For the first time in history, the Liberal government has left us outside our joint British and American allies in their time of need. The Canadian Alliance supported the American and British position on this issue because we share their concerns, we share their worries about the future if Iraq is left unattended to, and we share a fundamental vision of civilization and human values.
Alliances are two-way processes and, where we are in agreement, we should not leave it to the United States to do all of the heavy lifting just because they are the world's superpower.
To do so will undermine the most important relationships we have and, in an increasingly globalized and borderless world, such relationships become even more important in the future.
The coalition is now ready to act. It will bring this long-running conflict to an end once and for all.
It will also end the reign of Saddam Hussein and the militarism, brutality, and aggression that are the foundations of his regime.
Since Saddam Hussein came to power in 1979, more than one million people have died as a consequence. They have died through killing and torture as individual opponents, real and imagined. Now his final bloody chapter is being written. As it is being written, make no mistake, the Canadian Alliance will not be neutral. We will be with our allies and our friends. And Canadians will be overwhelmingly with us.
But we will not be with our own government. For this government, in taking the position it is taking, has betrayed Canada's history and its values. It is simply reading polls and engaging in juvenile and insecure anti-Americanism.
But it has done even worse. It has left us standing for nothing -- no realistic alternative, no position of principle, no vision of the future. And it has left us standing with no one. Our government is not part of the multilateral coalition in support of the action and it has not been part of any coalition opposing it.
The Liberals have found themselves alone, playing an irrelevant and contradictory game on both sides of the fence.
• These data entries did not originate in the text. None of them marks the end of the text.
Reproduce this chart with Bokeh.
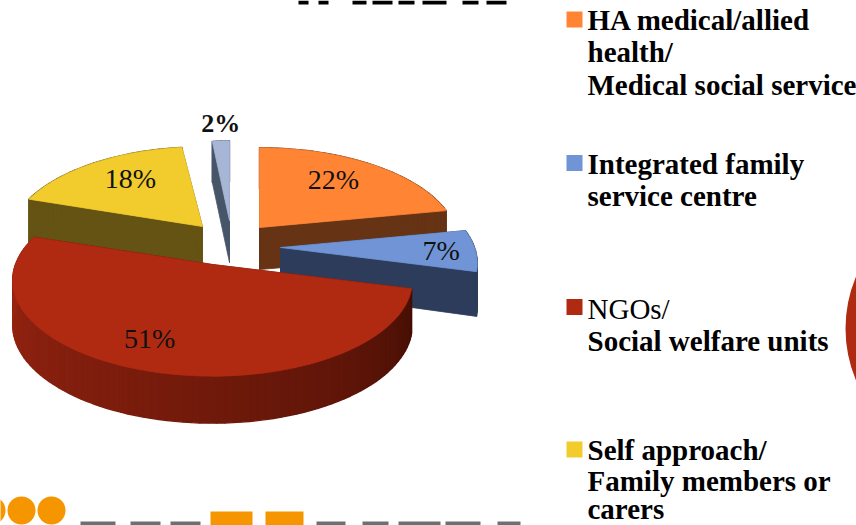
import math
from bokeh.plotting import figure
from bokeh.embed import file_html
from bokeh.resources import INLINE
from bokeh.core.properties import value

# --- data -------------------------------------------------------------
categories = ["HA medical/allied health/ Medical social service",
              "Integrated family service centre",
              "NGOs/ Social welfare units",
              "Self approach/ Family members or carers",
              "Others"]
shares = [22, 7, 51, 18, 2]
labels = ["22%", "7%", "51%", "18%", "2%"]
top_colors = ["#FF8535", "#7094D6", "#B02A12", "#F2CB2C", "#A7B5D6"]
side_colors = ["#663314", "#2D3C5A", "#5A1408", "#655313", "#475569"]
legend_lines = [["HA medical/allied", "health/", "Medical social service"],
                ["Integrated family", "service centre"],
                ["NGOs/", "Social welfare units"],
                ["Self approach/", "Family members or", "carers"]]

# --- layout (pixel space of the page crop) ----------------------------
cx, cy, a, b, k = 212, 264, 200, 93, 0.167
offsets = [(47, -37), (68, -17), (0, 0), (-10, -38), (17, -44)]
x_scale = [0.98, 0.97, 0.985, 0.96, 0.8]
label_frac = [0.6, 0.8, 0.78, 0.6, 1.23]
label_shift = [(3, -8), (0, 1), (-13, -6), (-1, -8), (4, -2)]
label_size = ["28px", "28px", "28px", "28px", "26px"]
label_bold = [False, False, False, False, True]
draw_order = [4, 3, 0, 1, 2]
swatch_y = [19, 162.5, 306.5, 449]
line_y = [[19, 51, 84], [163, 195], [308, 340], [449, 480, 508]]
legend_x, swatch_x, swatch_size = 587, 574, 16
SERIF = "Liberation Serif"

# cut-off slide content along the top and bottom edges
orange_left, orange_right, orange_top = [210, 265], [252, 303], [511, 511]
grey_left = [80, 130, 170, 316, 362, 398, 445, 497]
grey_right = [115, 160, 200, 345, 388, 440, 480, 520]
title_left = [298, 318, 352, 372, 398, 422, 462, 486]
title_right = [308, 328, 366, 392, 414, 446, 478, 506]


def proj(theta, r, ox=0, oy=0, xs=1.0):
    X, Y = r * math.sin(theta), r * math.cos(theta)
    s = 1 / (1 + k * Y)
    return cx + ox + a * xs * X * s, cy + oy - b * Y * s


def depth(theta, r=1.0):
    return 44 - 3 * r * math.cos(theta)


def mix(c1, c2, t):
    v = [round(c1[i] + (c2[i] - c1[i]) * t) for i in range(3)]
    return "#%02x%02x%02x" % tuple(v)


p = figure(width=856, height=525, x_range=(0, 856), y_range=(525, 0),
           output_backend="svg", toolbar_location=None, min_border=0)
p.axis.visible = False
p.grid.visible = False
p.outline_line_color = None
p.background_fill_color = "white"
p.border_fill_color = "white"

# slice boundaries from the shares
starts, run = [], 0.0
for v in shares:
    starts.append(run / sum(shares) * 2 * math.pi)
    run += v
ends = starts[1:] + [2 * math.pi]


def poly(xs, ys, color, lw=0.8):
    p.patch(xs, ys, fill_color=color, line_color=color, line_width=lw)


for i in draw_order:
    t0, t1 = starts[i], ends[i]
    ox, oy = offsets[i]
    sx = x_scale[i]
    n = max(4, int((t1 - t0) / math.radians(2)))
    ts = [t0 + (t1 - t0) * j / n for j in range(n + 1)]
    ax, ay = proj(0, 0, ox, oy, sx)
    # radial walls
    for t in (t0, t1):
        ex, ey = proj(t, 1, ox, oy, sx)
        d = depth(t)
        poly([ax, ex, ex, ax], [ay, ey, ey + d, ay + 42], side_colors[i])
    # rim
    for j in range(n):
        x0, y0 = proj(ts[j], 1, ox, oy, sx)
        x1, y1 = proj(ts[j + 1], 1, ox, oy, sx)
        if i == 2:
            f = (ts[j] - t0) / (t1 - t0)
            col = mix((0x43, 0x0E, 0x04), (0xA0, 0x26, 0x12), f ** 0.8)
        else:
            col = side_colors[i]
        poly([x0, x1, x1, x0], [y0, y1, y1 + depth(ts[j + 1]), y0 + depth(ts[j])], col, 1.4)
    # top surface
    xs, ys = [ax], [ay]
    for t in ts:
        x, y = proj(t, 1, ox, oy, sx)
        xs.append(x)
        ys.append(y)
    poly(xs, ys, top_colors[i])

# data labels
for i, lab in enumerate(labels):
    mid = (starts[i] + ends[i]) / 2
    x, y = proj(mid, label_frac[i], *offsets[i])
    p.text([x + label_shift[i][0]], [y + label_shift[i][1]], text=[lab],
           text_font=value(SERIF), text_font_size=label_size[i],
           text_font_style="bold" if label_bold[i] else "normal",
           text_color="#111111", text_align="center", text_baseline="middle")

# legend
for i, lines in enumerate(legend_lines):
    p.scatter([swatch_x], [swatch_y[i]], marker="square", size=swatch_size,
              fill_color=top_colors[i], line_color=top_colors[i], line_width=0)
    for j, line in enumerate(lines):
        p.text([legend_x], [line_y[i][j]], text=[line], text_font=value(SERIF),
               text_font_size="29px",
               text_font_style="normal" if line == "NGOs/" else "bold",
               text_color="#000000", text_align="left", text_baseline="middle")

# fragments of neighbouring slide content
p.circle([-9, 21, 51], [510, 510, 510], radius=14, fill_color="#F59500", line_color=None)
p.ellipse([978], [328], width=266, height=266, fill_color="#B02A12", line_color=None)
p.quad(left=orange_left, right=orange_right, top=orange_top, bottom=[525, 525],
       fill_color="#F59500", line_color=None)
p.quad(left=grey_left, right=grey_right, top=[521] * len(grey_left),
       bottom=[525] * len(grey_left), fill_color="#6B7172", line_color=None)
p.quad(left=title_left, right=title_right, top=[0] * len(title_left),
       bottom=[4] * len(title_left), fill_color="#000000", line_color=None)

open("out.html", "w").write(file_html(p, INLINE))
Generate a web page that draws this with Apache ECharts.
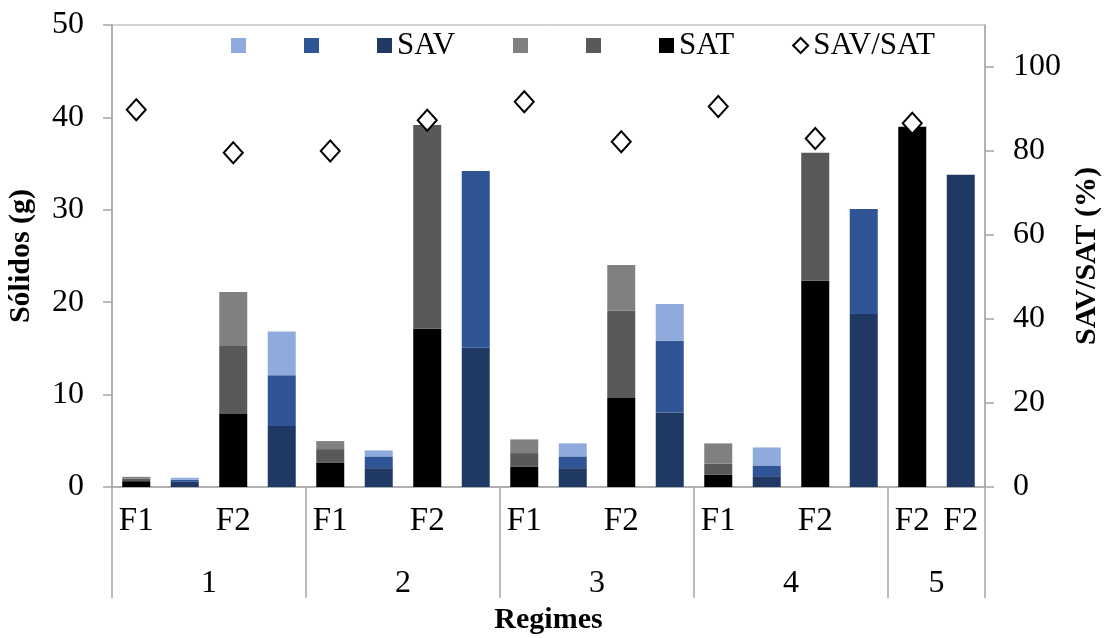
<!DOCTYPE html>
<html>
<head>
<meta charset="utf-8">
<script src="https://cdn.jsdelivr.net/npm/echarts@6/dist/echarts.min.js"></script>
<style>
html,body{margin:0;padding:0;background:#fff;}
#chart{width:1104px;height:638px;}
</style>
</head>
<body>
<div id="chart"></div>
<script>
// ---- Data ----
const slotLabels = ['F1','','F2','','F1','','F2','','F1','','F2','','F1','','F2','','F2','F2'];
const groupLabels = ['1','2','3','4','5'];
const groupSizes = [4,4,4,4,2];

// SAT stack (black bottom, dark grey middle, grey top)
const satA = [0.63,null,7.9,null,2.66,null,17.12,null,2.22,null,9.63,null,1.32,null,22.32,null,38.99,null];
const satB = [0.26,null,7.37,null,1.44,null,22.05,null,1.45,null,9.44,null,1.23,null,13.85,null,null,null];
const satC = [0.21,null,5.83,null,0.87,null,null,null,1.48,null,4.95,null,2.17,null,null,null,null,null];
// SAV stack (navy bottom, blue middle, light blue top)
const savA = [null,0.56,null,6.6,null,2.04,null,15.06,null,2.04,null,8.05,null,1.17,null,18.71,null,33.78];
const savB = [null,0.22,null,5.49,null,1.27,null,19.14,null,1.27,null,7.77,null,1.16,null,11.39,null,null];
const savC = [null,0.22,null,4.74,null,0.65,null,null,null,1.41,null,3.98,null,1.95,null,null,null,null];
// SAV/SAT ratio (%)
const ratio = [89.8,null,79.6,null,80.0,null,87.3,null,91.7,null,82.2,null,90.6,null,83.0,null,86.6,null];

const leftTicks = [0,10,20,30,40,50];
const rightTicks = [0,20,40,60,80,100];

// ---- Derived positions for the group level of the axis ----
const bounds = [0];
groupSizes.forEach(s => bounds.push(bounds[bounds.length-1] + s));
const centers = groupSizes.map((s,i) => bounds[i] + s/2);

const FONT = 'Liberation Serif';
const GREY = '#A6A6A6';

const chart = echarts.init(document.getElementById('chart'));
const barBase = {type:'bar', stack:'all', barWidth:28, xAxisIndex:0, yAxisIndex:0};
const option = {
  animation:false,
  textStyle:{fontFamily:FONT, color:'#000'},
  grid:{left:112, right:119, top:25, bottom:151, containLabel:false, outerBoundsMode:'none',
        show:true, borderColor:GREY, borderWidth:1},
  legend:{
    left:231, top:30, padding:0, itemWidth:15, itemHeight:15, itemGap:58,
    textStyle:{fontFamily:FONT, fontSize:31, color:'#000'},
    formatter: n => (n.indexOf('-') >= 0 ? '' : n),
    data:[
      {name:'SAV-c', icon:'rect'},{name:'SAV-b', icon:'rect'},{name:'SAV', icon:'rect'},
      {name:'SAT-c', icon:'rect'},{name:'SAT-b', icon:'rect'},{name:'SAT', icon:'rect'},
      {name:'SAV/SAT'}
    ]
  },
  xAxis:[
    {
      type:'category', data:slotLabels, position:'bottom', boundaryGap:true,
      axisLine:{show:true, lineStyle:{color:GREY, width:1.5}},
      axisTick:{show:false},
      axisLabel:{interval:0, fontSize:33, fontFamily:FONT, color:'#000', margin:18},
      name:'Regimes', nameLocation:'middle', nameGap:118,
      nameTextStyle:{fontFamily:FONT, fontSize:30, fontWeight:'bold', color:'#000'}
    },
    {
      type:'value', min:0, max:bounds[bounds.length-1], position:'bottom',
      axisLine:{show:false}, splitLine:{show:false},
      axisTick:{show:true, length:111, lineStyle:{color:GREY, width:1.5}, customValues:bounds},
      axisLabel:{show:true, fontSize:32, fontFamily:FONT, color:'#000', margin:81,
        customValues:centers,
        formatter: v => { const i = centers.indexOf(v); return i >= 0 ? groupLabels[i] : ''; }}
    }
  ],
  yAxis:[
    {
      type:'value', min:0, max:50, interval:10, position:'left',
      axisLine:{show:true, lineStyle:{color:GREY, width:1.5}},
      axisTick:{show:true, length:9, lineStyle:{color:GREY, width:1.5}},
      splitLine:{show:false},
      axisLabel:{fontSize:32, fontFamily:FONT, color:'#000', margin:28,
        customValues:leftTicks},
      name:'Sólidos (g)', nameLocation:'middle', nameGap:76, nameRotate:90,
      nameTextStyle:{fontFamily:FONT, fontSize:30, fontWeight:'bold', color:'#000'}
    },
    {
      type:'value', min:0, max:110, interval:20, position:'right',
      axisLine:{show:true, lineStyle:{color:GREY, width:1.5}},
      axisTick:{show:true, length:9, lineStyle:{color:GREY, width:1.5}, customValues:rightTicks},
      splitLine:{show:false},
      axisLabel:{fontSize:32, fontFamily:FONT, color:'#000', margin:28, customValues:rightTicks},
      name:'SAV/SAT (%)', nameLocation:'middle', nameGap:85, nameRotate:90,
      nameTextStyle:{fontFamily:FONT, fontSize:30, fontWeight:'bold', color:'#000'}
    }
  ],
  series:[
    Object.assign({}, barBase, {name:'SAT', data:satA, itemStyle:{color:'#000000'}}),
    Object.assign({}, barBase, {name:'SAT-b', data:satB, itemStyle:{color:'#595959'}}),
    Object.assign({}, barBase, {name:'SAT-c', data:satC, itemStyle:{color:'#808080'}}),
    Object.assign({}, barBase, {name:'SAV', data:savA, itemStyle:{color:'#203864'}}),
    Object.assign({}, barBase, {name:'SAV-b', data:savB, itemStyle:{color:'#2F5597'}}),
    Object.assign({}, barBase, {name:'SAV-c', data:savC, itemStyle:{color:'#8FAADC'}}),
    {
      name:'SAV/SAT', type:'scatter', xAxisIndex:0, yAxisIndex:1, data:ratio,
      symbol:'diamond', symbolSize:[19,21], z:5,
      itemStyle:{color:'#ffffff', borderColor:'#000000', borderWidth:2, opacity:1}
    }
  ]
};
chart.setOption(option);
</script>
</body>
</html>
This is dangerous, because as we find ourselves isolated from our allies, we find ourselves even more dependent on them -- economically, culturally, militarily. A country that does not honour its own friends and allies in a dangerous world -- but uses them and rejects them at will -- such a country will in time endanger its own existence.
To have the future of a great country, we must do more than stand with our friends in the United States, we must rediscover our own values.
This country was forged in large part by war -- not because it was easy but because it was right. In the great wars of the last century -- against authoritarianism, against fascism, against communism -- Canada did not merely stand with the Americans, we more often than not led the way.
We did so for freedom; we did so for democracy. We did so for civilization itself -- values which today continue to be embodied in our allies and their leaders, and in their polar opposites, personified by Saddam Hussein and the perpetrators of the attacks of September 11, 2001.
We will stand, and I believe most Canadians will quietly stand with us, for these higher values which shaped our past and which we will need in an uncertain future.
Stephen Harper is leader of the Canadian Alliance and leader of the Opposition in the House of Commons.
Regards, Ivan
The flag of Canada...before the trouble started.
Good for you. Got my renewal last month. Last count my riding had 5x the membership of the PC. Growing every day. And that is in Ontario.